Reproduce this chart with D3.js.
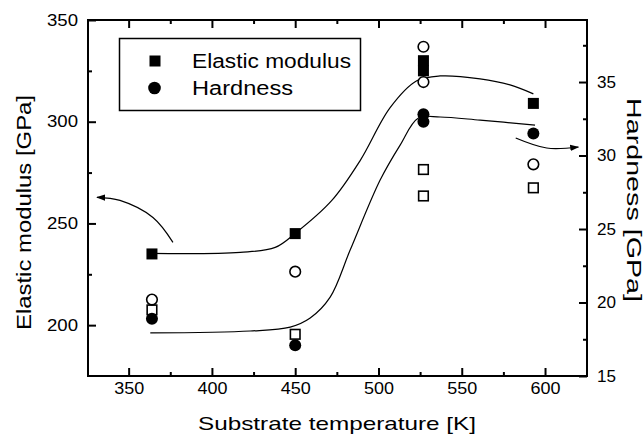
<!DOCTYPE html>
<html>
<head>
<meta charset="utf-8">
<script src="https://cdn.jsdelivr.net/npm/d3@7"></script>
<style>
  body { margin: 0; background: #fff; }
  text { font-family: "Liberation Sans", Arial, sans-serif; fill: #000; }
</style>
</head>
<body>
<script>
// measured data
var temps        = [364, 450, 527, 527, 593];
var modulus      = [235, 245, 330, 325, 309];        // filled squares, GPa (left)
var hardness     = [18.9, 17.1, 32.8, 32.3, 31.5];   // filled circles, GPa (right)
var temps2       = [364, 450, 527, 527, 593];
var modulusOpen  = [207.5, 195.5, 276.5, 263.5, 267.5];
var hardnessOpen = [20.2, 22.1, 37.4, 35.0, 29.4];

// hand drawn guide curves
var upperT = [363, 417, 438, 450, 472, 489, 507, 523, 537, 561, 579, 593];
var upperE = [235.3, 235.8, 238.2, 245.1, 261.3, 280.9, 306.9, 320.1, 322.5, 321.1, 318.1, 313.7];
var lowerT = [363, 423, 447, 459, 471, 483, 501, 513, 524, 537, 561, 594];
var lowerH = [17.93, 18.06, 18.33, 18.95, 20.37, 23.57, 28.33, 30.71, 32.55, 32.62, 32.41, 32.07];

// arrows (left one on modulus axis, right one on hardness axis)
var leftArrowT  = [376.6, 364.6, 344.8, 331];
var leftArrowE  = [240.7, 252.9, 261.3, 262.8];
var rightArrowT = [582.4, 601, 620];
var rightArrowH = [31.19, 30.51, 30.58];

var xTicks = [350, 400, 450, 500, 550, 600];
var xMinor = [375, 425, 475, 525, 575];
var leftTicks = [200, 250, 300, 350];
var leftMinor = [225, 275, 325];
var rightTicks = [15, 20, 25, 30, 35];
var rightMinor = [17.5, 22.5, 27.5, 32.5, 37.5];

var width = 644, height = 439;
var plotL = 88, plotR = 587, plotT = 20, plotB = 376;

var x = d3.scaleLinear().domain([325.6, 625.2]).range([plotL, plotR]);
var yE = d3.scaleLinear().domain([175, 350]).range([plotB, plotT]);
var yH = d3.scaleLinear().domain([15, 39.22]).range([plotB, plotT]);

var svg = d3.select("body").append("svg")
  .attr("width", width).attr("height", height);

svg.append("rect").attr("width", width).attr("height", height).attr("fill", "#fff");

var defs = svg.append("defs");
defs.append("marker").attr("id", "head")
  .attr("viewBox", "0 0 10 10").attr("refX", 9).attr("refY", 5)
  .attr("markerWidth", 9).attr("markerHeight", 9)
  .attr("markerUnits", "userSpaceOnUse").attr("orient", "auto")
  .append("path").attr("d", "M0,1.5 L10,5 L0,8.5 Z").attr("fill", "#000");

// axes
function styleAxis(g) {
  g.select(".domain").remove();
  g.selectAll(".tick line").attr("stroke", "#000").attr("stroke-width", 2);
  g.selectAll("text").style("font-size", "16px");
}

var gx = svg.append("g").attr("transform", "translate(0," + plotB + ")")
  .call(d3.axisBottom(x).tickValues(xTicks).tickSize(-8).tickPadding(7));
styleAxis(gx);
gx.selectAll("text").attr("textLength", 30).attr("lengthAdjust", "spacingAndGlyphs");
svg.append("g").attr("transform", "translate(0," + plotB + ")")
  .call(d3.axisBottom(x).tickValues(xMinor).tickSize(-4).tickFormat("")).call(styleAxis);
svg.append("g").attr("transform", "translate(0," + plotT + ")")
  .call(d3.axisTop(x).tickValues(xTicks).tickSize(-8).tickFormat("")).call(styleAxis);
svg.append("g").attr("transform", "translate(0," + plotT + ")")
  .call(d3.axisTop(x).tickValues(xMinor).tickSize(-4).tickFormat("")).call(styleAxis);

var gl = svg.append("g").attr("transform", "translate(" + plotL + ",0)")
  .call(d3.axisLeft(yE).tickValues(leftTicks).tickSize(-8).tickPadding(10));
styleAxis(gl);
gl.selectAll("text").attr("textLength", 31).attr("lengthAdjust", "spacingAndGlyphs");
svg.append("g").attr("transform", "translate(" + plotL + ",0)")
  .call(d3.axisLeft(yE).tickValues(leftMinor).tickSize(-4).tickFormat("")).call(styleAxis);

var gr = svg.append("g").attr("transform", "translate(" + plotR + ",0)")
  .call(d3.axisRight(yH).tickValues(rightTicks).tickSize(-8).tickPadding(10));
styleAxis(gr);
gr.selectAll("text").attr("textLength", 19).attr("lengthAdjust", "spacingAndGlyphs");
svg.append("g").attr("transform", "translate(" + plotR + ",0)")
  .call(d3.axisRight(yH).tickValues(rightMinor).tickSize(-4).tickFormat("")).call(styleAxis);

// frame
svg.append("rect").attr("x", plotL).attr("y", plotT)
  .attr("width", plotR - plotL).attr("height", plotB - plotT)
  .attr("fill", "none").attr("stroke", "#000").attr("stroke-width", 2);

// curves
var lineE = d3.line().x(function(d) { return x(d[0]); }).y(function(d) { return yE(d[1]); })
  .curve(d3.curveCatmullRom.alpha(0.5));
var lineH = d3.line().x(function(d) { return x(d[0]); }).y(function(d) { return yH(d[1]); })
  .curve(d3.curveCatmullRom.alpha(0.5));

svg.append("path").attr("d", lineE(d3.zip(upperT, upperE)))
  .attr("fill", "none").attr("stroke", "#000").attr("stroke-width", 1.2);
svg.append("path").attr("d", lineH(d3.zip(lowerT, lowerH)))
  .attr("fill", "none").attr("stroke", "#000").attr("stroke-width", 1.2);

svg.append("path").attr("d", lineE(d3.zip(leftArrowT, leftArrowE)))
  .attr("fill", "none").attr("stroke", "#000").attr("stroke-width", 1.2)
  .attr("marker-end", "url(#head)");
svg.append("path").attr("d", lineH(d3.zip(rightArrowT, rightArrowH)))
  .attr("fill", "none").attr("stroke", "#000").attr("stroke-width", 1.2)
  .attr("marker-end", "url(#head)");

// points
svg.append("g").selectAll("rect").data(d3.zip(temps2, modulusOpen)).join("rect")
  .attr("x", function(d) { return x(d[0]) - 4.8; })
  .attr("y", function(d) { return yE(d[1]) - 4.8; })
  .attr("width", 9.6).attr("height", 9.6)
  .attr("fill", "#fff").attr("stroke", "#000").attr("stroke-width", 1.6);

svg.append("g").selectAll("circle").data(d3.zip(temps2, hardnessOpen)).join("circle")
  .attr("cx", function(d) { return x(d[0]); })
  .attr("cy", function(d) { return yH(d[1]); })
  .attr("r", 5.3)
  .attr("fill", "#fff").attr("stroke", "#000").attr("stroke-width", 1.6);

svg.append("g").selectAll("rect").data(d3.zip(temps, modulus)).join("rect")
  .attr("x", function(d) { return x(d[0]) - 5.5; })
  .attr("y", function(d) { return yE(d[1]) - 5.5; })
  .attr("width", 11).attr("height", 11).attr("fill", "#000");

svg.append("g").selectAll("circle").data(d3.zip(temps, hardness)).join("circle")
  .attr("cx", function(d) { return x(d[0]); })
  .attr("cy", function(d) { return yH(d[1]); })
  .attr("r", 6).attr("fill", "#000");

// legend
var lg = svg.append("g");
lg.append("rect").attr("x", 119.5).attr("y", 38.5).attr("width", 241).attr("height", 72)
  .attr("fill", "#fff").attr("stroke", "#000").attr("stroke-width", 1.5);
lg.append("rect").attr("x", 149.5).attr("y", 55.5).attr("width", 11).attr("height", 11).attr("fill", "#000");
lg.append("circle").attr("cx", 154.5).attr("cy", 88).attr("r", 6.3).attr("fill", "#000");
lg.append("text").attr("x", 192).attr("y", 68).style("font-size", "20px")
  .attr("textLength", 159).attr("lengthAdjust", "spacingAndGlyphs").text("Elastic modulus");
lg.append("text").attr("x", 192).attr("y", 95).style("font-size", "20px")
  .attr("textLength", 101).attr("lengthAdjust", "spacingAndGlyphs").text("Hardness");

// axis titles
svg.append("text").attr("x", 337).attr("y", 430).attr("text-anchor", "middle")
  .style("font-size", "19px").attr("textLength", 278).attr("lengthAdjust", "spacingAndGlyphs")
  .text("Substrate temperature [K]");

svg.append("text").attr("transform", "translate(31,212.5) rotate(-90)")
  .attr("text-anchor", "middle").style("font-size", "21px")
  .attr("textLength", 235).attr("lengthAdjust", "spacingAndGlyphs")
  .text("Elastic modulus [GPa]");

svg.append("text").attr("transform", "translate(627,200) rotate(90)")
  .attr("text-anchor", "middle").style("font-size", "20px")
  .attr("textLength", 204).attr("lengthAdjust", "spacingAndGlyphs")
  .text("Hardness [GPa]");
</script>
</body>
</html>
==
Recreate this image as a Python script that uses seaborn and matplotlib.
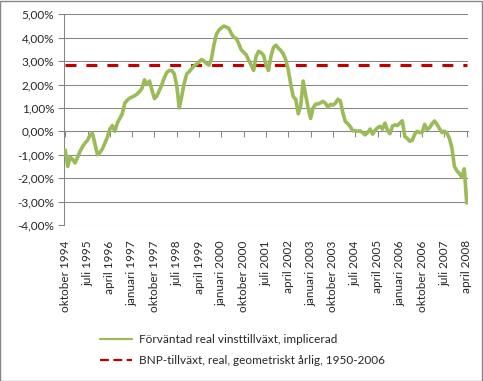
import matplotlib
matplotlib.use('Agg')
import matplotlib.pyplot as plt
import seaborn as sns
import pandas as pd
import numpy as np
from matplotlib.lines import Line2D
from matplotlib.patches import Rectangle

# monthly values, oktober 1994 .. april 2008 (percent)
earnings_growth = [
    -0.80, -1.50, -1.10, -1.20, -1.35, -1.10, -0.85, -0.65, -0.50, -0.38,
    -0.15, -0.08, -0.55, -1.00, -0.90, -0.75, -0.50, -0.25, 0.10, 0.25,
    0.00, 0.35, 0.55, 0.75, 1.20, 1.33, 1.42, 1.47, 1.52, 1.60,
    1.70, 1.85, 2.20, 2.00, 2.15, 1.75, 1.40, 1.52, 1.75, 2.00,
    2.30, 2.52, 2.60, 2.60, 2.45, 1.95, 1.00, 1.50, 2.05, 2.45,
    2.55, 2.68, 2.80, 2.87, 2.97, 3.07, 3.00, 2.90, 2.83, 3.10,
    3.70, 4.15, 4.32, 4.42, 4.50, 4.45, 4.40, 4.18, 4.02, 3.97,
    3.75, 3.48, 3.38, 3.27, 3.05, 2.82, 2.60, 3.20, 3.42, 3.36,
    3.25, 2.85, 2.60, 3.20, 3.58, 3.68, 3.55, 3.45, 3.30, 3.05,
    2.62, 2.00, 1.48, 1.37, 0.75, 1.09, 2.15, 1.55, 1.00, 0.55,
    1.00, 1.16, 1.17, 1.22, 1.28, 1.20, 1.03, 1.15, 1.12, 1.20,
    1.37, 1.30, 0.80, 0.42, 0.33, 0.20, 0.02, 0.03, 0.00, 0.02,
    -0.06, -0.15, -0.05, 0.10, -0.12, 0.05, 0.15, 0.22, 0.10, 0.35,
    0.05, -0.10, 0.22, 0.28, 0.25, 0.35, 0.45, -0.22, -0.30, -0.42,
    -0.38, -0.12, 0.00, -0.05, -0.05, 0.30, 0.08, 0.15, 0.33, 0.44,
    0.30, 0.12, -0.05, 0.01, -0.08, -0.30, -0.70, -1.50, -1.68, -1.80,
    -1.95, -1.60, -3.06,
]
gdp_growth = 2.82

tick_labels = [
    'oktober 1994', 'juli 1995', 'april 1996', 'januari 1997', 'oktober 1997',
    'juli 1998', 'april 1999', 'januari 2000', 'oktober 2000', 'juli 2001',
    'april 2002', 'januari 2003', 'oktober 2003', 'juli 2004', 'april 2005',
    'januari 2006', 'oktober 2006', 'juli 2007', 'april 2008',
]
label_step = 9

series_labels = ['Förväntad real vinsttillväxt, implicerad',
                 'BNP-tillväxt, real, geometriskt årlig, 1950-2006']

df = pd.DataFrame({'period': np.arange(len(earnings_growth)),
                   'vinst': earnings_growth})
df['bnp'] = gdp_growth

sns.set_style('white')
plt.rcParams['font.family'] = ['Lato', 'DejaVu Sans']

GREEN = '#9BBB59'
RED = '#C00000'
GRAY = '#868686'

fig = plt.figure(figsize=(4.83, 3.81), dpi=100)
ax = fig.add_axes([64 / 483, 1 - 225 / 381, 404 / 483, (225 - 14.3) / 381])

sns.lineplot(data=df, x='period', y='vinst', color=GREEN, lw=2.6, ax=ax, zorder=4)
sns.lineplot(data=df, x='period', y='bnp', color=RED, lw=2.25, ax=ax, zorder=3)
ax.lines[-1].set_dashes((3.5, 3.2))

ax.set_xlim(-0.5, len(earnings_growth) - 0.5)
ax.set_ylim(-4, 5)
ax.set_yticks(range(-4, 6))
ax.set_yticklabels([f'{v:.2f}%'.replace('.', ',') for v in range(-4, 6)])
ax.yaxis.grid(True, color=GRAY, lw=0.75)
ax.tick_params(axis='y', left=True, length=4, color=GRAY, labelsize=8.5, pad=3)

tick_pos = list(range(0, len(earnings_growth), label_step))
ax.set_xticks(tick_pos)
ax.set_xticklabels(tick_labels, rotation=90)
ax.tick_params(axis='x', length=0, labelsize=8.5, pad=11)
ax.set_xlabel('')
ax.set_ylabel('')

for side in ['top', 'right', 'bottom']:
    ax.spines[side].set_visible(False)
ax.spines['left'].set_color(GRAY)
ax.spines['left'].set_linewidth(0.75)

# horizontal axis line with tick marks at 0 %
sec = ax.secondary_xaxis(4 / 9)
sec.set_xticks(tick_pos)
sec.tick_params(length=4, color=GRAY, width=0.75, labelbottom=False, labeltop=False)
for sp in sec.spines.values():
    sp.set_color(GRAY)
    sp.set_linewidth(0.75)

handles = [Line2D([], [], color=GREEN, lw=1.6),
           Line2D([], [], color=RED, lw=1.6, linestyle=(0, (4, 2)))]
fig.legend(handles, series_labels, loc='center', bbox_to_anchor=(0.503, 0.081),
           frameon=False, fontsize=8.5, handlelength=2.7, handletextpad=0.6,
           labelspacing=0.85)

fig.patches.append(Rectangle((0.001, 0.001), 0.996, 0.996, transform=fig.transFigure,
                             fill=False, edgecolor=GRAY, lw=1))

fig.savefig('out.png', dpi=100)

> [Given instruction]:
Transcribe, exactly as written, the lines starting at the one with "Recreate this image" and ending at the one with "from matplotlib.patches import Rectangle", and nothing more. Pictures are not part of the copy.

> [Solution below]:
Recreate this image as a Python script that uses seaborn and matplotlib.
import matplotlib
matplotlib.use('Agg')
import matplotlib.pyplot as plt
import seaborn as sns
import pandas as pd
import numpy as np
from matplotlib.lines import Line2D
from matplotlib.patches import Rectangle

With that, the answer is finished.